# SHORT TASK:
Reproduce the top of the data verbatim, through and including the line that contains "plt.rcParams['font.family'] = ['Liberation".

# GIVEN DATA:
-*-*-
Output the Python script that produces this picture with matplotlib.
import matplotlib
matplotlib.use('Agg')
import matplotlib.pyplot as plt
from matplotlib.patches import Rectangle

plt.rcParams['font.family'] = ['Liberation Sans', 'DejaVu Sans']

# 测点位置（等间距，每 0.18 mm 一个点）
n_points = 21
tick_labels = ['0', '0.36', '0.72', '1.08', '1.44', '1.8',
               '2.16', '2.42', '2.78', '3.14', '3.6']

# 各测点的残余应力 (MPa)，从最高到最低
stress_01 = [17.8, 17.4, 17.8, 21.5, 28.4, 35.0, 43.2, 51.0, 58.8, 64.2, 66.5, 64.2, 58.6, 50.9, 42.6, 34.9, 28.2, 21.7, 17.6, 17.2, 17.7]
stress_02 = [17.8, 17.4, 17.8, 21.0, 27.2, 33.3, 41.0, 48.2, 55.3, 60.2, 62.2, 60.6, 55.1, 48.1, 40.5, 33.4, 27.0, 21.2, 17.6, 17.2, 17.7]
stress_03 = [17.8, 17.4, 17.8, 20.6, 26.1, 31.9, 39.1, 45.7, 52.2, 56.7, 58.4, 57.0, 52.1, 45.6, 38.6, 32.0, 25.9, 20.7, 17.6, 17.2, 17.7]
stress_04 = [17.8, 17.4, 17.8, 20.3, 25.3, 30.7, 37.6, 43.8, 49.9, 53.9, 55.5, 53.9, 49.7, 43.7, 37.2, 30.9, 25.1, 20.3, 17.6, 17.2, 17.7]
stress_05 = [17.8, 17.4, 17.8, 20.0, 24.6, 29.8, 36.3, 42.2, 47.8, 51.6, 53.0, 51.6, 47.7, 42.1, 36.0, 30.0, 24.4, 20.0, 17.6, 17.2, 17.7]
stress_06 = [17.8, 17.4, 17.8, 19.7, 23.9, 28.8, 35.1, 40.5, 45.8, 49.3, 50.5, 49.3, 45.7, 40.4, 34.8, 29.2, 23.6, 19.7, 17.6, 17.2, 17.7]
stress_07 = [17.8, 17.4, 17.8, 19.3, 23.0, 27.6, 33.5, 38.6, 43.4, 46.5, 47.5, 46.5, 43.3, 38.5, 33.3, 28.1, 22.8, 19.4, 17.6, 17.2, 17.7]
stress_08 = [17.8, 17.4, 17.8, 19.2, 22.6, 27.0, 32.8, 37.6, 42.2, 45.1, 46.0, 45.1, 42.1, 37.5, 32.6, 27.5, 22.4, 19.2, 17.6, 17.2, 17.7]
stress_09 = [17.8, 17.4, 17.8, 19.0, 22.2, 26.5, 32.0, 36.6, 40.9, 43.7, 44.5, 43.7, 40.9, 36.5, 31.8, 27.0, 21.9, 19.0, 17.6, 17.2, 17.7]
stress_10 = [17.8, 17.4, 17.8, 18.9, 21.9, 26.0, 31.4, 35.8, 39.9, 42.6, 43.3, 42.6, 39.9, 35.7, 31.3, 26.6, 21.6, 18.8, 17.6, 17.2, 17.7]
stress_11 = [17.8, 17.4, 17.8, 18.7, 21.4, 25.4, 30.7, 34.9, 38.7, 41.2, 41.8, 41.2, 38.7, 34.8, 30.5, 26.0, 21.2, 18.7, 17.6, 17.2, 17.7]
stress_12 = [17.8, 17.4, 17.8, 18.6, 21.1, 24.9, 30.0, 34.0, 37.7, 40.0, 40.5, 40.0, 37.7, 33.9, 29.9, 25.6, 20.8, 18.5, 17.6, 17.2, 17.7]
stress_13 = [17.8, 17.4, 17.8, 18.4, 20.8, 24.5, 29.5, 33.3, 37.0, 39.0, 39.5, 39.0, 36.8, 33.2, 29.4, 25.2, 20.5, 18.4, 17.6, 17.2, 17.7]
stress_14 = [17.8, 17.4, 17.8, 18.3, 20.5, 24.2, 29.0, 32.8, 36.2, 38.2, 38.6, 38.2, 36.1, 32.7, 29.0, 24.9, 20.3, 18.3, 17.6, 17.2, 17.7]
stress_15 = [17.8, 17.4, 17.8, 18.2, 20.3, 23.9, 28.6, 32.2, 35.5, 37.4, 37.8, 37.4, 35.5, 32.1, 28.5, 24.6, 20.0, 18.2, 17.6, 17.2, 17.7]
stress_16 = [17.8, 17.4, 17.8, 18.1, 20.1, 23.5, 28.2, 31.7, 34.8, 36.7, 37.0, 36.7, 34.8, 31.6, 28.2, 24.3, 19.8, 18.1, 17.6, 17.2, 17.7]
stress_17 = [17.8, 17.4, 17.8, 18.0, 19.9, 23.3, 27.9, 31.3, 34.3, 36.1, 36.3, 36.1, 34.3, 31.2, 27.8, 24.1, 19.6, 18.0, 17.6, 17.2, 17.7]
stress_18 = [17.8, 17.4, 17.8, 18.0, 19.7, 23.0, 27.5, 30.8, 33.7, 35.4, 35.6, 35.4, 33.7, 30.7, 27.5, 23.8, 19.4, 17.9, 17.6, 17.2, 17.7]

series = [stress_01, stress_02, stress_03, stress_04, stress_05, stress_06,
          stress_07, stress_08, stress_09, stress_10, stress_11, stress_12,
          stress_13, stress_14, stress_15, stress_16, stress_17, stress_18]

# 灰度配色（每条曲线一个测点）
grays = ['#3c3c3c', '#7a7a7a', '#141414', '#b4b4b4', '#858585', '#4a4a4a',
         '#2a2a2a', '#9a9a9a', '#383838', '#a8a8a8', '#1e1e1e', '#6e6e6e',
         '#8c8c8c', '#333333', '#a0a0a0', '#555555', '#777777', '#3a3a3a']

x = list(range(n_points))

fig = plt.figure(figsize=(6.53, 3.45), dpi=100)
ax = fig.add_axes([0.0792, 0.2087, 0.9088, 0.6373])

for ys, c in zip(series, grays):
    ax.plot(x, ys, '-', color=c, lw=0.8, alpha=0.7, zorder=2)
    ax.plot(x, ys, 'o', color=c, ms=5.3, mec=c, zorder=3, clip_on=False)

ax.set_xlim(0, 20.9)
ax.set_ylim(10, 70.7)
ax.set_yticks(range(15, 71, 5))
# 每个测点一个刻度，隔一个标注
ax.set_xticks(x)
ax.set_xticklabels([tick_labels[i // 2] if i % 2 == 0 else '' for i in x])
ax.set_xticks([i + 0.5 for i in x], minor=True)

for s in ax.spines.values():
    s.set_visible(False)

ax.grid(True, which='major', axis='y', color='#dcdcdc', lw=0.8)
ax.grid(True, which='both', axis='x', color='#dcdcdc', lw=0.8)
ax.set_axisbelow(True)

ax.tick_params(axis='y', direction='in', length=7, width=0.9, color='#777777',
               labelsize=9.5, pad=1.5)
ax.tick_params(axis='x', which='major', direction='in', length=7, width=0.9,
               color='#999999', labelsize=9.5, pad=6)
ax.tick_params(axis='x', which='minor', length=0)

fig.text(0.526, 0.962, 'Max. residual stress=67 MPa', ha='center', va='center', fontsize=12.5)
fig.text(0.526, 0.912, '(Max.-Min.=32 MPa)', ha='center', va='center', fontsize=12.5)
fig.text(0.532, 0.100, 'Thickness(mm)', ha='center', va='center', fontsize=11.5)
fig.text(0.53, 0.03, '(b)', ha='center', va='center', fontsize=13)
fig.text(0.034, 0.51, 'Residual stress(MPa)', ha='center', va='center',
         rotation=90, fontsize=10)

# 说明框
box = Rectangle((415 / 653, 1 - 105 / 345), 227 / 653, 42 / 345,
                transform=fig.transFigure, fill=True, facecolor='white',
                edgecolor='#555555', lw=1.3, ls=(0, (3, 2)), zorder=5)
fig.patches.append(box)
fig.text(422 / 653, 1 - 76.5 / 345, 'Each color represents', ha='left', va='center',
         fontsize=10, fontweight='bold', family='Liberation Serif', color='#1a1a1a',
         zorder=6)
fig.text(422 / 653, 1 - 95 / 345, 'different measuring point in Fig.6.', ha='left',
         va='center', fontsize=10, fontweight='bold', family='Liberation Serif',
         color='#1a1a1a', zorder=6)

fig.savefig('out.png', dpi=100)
-*-*-
# TASK ANSWER:
Output the Python script that produces this picture with matplotlib.
import matplotlib
matplotlib.use('Agg')
import matplotlib.pyplot as plt
from matplotlib.patches import Rectangle

plt.rcParams['font.family'] = ['Liberation Sans', 'DejaVu Sans']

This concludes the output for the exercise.